* [GIVEN REQUEST]
Write out, word for word, the stretch of lines beginning at the one with "Write a Python" and ending at the one with "ax = fig.add_axes([0.1417, 0.0974, 0.639, 0.875])", omitting the images.

◇ ◇ ◇ ◇ ◇ ◇ ◇

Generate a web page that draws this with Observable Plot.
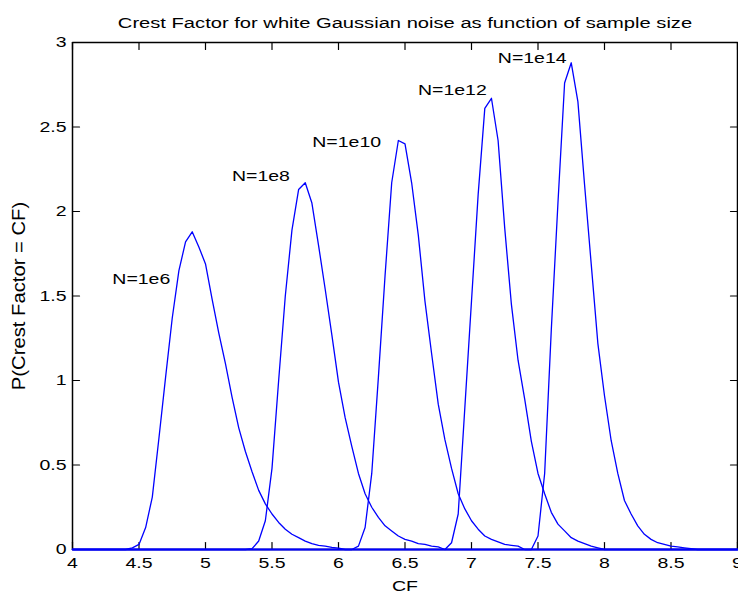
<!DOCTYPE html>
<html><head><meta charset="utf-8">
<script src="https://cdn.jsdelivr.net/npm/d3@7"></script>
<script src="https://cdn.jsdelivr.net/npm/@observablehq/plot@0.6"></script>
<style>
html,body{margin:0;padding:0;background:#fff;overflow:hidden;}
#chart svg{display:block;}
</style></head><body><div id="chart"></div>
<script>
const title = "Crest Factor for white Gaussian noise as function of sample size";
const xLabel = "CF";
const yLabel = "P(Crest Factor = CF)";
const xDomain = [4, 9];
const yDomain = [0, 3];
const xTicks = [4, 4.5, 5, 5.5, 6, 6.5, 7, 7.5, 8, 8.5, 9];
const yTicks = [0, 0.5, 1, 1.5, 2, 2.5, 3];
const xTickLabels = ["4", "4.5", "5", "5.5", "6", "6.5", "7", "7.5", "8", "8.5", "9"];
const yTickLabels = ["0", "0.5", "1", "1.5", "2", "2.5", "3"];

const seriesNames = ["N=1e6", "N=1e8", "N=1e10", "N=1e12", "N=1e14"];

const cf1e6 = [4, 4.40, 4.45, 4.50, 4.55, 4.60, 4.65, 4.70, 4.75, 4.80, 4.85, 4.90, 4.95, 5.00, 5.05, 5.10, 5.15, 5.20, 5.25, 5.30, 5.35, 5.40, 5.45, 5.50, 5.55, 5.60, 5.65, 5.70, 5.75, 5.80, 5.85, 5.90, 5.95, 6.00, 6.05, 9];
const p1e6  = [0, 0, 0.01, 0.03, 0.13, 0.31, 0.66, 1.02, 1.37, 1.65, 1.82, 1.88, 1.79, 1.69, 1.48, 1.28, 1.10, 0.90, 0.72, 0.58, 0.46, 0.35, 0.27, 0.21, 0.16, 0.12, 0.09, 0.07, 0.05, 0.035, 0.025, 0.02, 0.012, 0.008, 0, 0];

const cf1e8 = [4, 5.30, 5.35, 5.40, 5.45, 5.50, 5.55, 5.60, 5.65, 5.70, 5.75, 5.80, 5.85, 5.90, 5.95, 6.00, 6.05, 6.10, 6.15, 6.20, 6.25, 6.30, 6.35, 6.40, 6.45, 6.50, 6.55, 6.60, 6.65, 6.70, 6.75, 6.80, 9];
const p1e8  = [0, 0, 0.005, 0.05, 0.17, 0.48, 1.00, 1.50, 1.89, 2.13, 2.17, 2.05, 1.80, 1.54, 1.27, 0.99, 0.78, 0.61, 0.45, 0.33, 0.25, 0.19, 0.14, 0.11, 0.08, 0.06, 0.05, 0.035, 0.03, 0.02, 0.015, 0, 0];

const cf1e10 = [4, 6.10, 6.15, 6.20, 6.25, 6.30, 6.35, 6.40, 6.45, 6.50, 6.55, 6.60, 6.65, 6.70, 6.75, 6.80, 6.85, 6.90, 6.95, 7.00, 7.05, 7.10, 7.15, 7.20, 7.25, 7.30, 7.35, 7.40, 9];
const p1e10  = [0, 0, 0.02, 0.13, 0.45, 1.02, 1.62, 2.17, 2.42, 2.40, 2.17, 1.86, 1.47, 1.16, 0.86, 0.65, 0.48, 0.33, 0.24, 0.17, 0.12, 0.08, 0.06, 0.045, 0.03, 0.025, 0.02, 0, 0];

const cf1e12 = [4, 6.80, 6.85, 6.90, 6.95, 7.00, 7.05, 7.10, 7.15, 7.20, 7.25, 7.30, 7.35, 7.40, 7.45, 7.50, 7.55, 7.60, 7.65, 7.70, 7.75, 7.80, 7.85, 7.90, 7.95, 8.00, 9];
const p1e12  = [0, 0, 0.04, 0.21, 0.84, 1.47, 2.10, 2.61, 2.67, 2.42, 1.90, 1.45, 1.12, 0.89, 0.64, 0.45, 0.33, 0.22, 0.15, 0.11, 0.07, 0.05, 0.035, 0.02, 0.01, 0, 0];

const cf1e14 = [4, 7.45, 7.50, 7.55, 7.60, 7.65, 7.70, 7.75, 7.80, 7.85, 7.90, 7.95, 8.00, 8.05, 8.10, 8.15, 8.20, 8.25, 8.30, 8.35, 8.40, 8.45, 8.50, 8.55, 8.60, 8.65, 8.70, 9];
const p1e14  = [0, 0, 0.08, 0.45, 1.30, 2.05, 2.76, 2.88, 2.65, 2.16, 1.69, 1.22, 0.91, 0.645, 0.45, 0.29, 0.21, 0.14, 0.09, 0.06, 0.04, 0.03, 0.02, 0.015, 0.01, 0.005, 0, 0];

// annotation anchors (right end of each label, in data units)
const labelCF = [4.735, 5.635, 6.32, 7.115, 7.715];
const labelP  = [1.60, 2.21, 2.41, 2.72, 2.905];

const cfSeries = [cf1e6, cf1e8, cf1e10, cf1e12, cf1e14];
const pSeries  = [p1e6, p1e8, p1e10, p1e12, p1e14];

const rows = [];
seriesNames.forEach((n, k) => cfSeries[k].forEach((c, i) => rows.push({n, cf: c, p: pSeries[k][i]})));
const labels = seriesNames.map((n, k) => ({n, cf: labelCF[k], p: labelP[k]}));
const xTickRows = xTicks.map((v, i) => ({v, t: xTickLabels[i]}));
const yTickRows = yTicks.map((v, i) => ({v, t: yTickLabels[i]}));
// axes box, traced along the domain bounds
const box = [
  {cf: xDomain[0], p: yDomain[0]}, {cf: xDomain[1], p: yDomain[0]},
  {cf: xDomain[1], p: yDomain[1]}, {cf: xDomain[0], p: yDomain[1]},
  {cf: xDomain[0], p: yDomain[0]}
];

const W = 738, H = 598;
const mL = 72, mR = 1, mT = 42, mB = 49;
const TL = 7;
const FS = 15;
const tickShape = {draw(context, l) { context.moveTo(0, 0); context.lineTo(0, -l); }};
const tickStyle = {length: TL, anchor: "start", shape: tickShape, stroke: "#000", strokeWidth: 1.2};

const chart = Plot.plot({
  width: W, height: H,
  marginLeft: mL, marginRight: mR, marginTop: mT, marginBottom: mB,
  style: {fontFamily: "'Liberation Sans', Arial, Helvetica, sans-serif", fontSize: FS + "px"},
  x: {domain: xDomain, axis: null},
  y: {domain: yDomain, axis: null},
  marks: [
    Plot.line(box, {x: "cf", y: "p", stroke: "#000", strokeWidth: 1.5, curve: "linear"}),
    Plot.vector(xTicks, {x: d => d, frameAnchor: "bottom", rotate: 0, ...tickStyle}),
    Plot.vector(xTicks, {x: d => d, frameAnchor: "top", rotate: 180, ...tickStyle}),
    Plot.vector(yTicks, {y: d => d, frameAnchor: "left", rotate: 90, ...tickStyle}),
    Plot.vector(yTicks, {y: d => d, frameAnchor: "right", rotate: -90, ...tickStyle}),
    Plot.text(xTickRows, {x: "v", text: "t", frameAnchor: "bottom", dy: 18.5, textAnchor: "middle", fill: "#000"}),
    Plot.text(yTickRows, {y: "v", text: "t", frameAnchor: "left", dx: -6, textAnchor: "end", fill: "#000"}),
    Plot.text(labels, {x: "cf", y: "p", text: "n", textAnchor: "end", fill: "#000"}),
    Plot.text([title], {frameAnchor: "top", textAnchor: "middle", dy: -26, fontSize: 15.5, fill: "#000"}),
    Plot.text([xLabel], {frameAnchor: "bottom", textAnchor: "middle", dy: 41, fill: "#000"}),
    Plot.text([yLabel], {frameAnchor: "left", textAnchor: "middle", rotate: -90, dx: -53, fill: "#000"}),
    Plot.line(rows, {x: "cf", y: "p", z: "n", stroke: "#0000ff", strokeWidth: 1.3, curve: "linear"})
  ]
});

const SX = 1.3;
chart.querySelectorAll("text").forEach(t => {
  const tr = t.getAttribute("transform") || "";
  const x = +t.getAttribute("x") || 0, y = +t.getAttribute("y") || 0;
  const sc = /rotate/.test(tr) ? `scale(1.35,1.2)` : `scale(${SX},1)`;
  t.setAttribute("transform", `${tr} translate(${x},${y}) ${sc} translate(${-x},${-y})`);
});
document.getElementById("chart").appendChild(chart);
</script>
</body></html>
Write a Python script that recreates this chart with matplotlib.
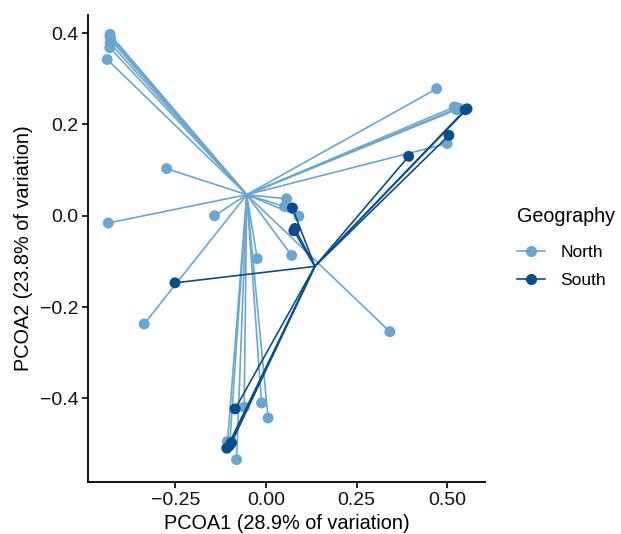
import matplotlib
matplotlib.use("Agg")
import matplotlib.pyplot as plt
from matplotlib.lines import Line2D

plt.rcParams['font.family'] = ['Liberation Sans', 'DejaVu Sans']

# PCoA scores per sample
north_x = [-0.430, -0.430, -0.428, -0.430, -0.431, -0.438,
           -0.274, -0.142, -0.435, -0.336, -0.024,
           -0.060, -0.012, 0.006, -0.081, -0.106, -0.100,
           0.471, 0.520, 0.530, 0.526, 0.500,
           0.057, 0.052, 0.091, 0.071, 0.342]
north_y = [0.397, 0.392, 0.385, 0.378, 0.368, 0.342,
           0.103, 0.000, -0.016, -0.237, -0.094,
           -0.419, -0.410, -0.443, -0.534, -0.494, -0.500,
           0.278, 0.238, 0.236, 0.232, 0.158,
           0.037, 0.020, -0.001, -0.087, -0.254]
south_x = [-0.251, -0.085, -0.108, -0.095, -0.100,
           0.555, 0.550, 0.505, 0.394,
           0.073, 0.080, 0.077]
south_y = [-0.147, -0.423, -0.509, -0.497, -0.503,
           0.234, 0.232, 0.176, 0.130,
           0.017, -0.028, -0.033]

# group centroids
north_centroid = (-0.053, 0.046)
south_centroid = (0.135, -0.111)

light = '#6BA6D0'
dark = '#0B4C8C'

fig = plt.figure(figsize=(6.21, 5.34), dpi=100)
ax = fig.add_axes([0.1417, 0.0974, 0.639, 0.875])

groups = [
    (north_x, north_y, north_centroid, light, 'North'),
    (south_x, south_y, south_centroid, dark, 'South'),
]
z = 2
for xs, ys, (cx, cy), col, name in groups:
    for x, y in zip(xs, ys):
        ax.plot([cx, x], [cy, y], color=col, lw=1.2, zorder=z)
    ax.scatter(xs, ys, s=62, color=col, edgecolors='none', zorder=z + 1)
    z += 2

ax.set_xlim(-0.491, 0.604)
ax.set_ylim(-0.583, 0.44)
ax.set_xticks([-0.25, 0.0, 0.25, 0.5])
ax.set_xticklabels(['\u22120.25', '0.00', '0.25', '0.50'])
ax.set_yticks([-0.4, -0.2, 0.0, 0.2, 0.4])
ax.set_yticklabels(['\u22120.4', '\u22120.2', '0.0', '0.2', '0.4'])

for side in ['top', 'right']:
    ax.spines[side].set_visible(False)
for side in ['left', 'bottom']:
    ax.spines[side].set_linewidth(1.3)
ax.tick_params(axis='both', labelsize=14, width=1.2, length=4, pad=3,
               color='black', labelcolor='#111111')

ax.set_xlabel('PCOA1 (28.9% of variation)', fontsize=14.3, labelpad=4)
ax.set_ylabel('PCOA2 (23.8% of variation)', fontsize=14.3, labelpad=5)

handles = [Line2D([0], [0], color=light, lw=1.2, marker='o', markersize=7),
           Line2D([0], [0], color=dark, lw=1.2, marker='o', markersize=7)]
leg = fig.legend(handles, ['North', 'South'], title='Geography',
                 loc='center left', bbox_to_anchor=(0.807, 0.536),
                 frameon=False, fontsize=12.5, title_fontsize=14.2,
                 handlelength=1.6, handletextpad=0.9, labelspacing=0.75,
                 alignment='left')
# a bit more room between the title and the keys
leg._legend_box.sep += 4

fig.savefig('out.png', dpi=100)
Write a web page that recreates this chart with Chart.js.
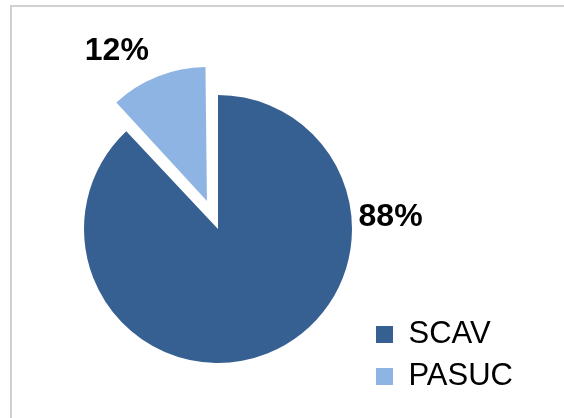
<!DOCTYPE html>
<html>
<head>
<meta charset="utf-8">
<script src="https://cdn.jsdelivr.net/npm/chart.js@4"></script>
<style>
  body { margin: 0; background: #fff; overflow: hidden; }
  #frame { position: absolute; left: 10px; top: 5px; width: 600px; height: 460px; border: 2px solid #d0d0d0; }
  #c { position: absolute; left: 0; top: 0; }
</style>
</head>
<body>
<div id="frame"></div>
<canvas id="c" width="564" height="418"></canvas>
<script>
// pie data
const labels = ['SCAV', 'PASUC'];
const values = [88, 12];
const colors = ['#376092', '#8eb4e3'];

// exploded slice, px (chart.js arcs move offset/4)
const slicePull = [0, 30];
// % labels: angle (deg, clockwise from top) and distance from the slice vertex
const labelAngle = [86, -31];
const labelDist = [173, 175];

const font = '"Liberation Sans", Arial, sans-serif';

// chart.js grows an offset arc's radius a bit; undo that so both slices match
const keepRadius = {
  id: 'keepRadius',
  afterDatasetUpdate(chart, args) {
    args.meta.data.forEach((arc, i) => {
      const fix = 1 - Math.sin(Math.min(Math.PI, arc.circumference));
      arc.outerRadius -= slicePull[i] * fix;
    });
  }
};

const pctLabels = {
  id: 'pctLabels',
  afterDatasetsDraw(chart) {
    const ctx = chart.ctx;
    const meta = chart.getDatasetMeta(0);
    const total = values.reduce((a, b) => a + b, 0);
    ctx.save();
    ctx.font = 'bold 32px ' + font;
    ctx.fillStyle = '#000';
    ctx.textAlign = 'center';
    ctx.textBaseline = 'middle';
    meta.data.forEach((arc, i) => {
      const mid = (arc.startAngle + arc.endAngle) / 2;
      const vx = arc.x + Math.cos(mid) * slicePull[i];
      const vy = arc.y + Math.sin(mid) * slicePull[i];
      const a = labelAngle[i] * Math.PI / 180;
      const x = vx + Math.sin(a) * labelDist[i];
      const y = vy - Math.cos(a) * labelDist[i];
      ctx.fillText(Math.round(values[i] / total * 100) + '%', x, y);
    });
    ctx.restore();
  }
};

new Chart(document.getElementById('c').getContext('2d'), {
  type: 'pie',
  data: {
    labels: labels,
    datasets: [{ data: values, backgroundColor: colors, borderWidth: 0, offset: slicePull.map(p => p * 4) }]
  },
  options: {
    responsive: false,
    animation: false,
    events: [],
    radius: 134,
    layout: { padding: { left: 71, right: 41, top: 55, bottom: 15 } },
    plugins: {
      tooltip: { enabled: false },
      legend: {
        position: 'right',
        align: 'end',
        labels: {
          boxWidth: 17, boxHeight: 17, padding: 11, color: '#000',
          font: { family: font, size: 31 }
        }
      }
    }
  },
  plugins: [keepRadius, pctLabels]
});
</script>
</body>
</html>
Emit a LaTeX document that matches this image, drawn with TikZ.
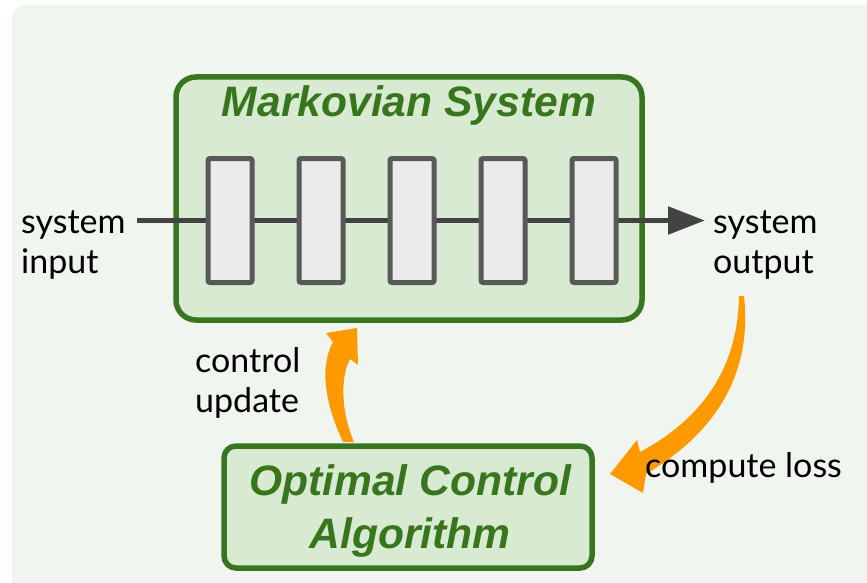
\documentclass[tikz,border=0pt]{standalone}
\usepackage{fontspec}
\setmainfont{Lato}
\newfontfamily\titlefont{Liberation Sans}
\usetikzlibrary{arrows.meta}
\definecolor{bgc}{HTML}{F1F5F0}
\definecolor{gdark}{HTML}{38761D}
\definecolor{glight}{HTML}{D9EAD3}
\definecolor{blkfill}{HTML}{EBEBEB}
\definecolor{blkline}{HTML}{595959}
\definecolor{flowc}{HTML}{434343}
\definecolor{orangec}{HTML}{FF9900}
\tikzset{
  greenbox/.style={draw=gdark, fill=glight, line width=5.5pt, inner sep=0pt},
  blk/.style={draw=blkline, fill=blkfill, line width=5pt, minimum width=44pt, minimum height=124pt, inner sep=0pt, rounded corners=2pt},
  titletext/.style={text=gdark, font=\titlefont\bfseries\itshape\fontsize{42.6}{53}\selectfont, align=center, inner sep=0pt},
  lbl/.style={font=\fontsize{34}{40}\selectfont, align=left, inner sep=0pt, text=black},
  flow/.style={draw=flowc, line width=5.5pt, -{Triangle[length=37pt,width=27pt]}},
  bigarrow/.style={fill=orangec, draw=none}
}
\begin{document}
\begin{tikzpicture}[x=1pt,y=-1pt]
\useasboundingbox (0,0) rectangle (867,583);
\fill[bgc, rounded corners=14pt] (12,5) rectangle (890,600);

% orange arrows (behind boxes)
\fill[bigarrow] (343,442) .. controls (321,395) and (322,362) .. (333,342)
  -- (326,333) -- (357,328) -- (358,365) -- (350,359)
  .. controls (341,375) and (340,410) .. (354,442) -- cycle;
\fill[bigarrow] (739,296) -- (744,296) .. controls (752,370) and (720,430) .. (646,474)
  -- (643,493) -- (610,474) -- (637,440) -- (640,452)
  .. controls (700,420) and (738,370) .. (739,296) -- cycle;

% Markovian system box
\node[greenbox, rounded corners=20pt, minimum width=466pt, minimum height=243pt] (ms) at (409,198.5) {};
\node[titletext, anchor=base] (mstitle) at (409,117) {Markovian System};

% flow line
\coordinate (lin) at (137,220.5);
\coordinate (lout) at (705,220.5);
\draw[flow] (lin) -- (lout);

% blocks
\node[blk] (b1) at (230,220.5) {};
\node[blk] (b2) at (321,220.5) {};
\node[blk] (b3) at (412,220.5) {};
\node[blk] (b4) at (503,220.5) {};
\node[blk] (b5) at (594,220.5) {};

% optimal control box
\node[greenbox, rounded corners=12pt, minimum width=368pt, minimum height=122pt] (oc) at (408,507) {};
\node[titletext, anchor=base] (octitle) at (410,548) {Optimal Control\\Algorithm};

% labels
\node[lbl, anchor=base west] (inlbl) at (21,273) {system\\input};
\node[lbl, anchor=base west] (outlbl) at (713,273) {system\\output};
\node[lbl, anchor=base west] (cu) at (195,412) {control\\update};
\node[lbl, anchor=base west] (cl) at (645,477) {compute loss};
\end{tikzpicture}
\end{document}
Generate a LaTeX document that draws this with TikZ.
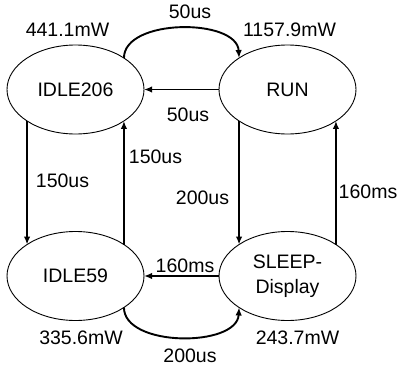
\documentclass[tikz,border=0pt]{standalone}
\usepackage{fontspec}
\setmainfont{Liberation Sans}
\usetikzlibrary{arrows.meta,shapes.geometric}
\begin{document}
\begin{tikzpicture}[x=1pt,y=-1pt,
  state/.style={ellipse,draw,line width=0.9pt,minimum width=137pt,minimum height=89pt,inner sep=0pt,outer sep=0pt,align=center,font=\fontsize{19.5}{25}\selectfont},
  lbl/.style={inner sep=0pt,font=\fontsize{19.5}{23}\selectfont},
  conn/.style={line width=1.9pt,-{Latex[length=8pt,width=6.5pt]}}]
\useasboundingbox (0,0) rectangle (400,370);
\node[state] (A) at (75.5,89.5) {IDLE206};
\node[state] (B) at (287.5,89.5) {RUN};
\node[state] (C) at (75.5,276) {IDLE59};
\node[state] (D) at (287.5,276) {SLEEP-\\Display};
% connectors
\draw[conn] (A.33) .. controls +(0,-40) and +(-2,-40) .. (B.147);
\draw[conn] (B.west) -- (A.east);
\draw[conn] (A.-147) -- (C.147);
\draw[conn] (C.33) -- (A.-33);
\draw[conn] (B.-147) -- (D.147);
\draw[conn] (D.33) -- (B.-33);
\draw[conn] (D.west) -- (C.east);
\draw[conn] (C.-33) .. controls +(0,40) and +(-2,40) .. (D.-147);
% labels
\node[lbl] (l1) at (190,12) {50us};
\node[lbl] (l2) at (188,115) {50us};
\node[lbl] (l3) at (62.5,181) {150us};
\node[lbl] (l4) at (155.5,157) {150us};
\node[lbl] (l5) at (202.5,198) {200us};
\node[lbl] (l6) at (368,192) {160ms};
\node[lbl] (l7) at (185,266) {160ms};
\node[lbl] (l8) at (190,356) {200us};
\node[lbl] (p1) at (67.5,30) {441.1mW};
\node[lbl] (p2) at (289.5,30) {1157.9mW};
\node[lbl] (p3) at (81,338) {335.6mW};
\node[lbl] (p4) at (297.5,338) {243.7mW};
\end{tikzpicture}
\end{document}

◇ ◇ ◇ ◇ ◇ ◇ ◇

* [COMPLETED TASK]
Write a Python script that recreates this chart with matplotlib.
import matplotlib
matplotlib.use("Agg")
import matplotlib.pyplot as plt
from matplotlib.lines import Line2D

plt.rcParams['font.family'] = ['Liberation Sans', 'DejaVu Sans']

# PCoA scores per sample
north_x = [-0.430, -0.430, -0.428, -0.430, -0.431, -0.438,
           -0.274, -0.142, -0.435, -0.336, -0.024,
           -0.060, -0.012, 0.006, -0.081, -0.106, -0.100,
           0.471, 0.520, 0.530, 0.526, 0.500,
           0.057, 0.052, 0.091, 0.071, 0.342]
north_y = [0.397, 0.392, 0.385, 0.378, 0.368, 0.342,
           0.103, 0.000, -0.016, -0.237, -0.094,
           -0.419, -0.410, -0.443, -0.534, -0.494, -0.500,
           0.278, 0.238, 0.236, 0.232, 0.158,
           0.037, 0.020, -0.001, -0.087, -0.254]
south_x = [-0.251, -0.085, -0.108, -0.095, -0.100,
           0.555, 0.550, 0.505, 0.394,
           0.073, 0.080, 0.077]
south_y = [-0.147, -0.423, -0.509, -0.497, -0.503,
           0.234, 0.232, 0.176, 0.130,
           0.017, -0.028, -0.033]

# group centroids
north_centroid = (-0.053, 0.046)
south_centroid = (0.135, -0.111)

light = '#6BA6D0'
dark = '#0B4C8C'

fig = plt.figure(figsize=(6.21, 5.34), dpi=100)
ax = fig.add_axes([0.1417, 0.0974, 0.639, 0.875])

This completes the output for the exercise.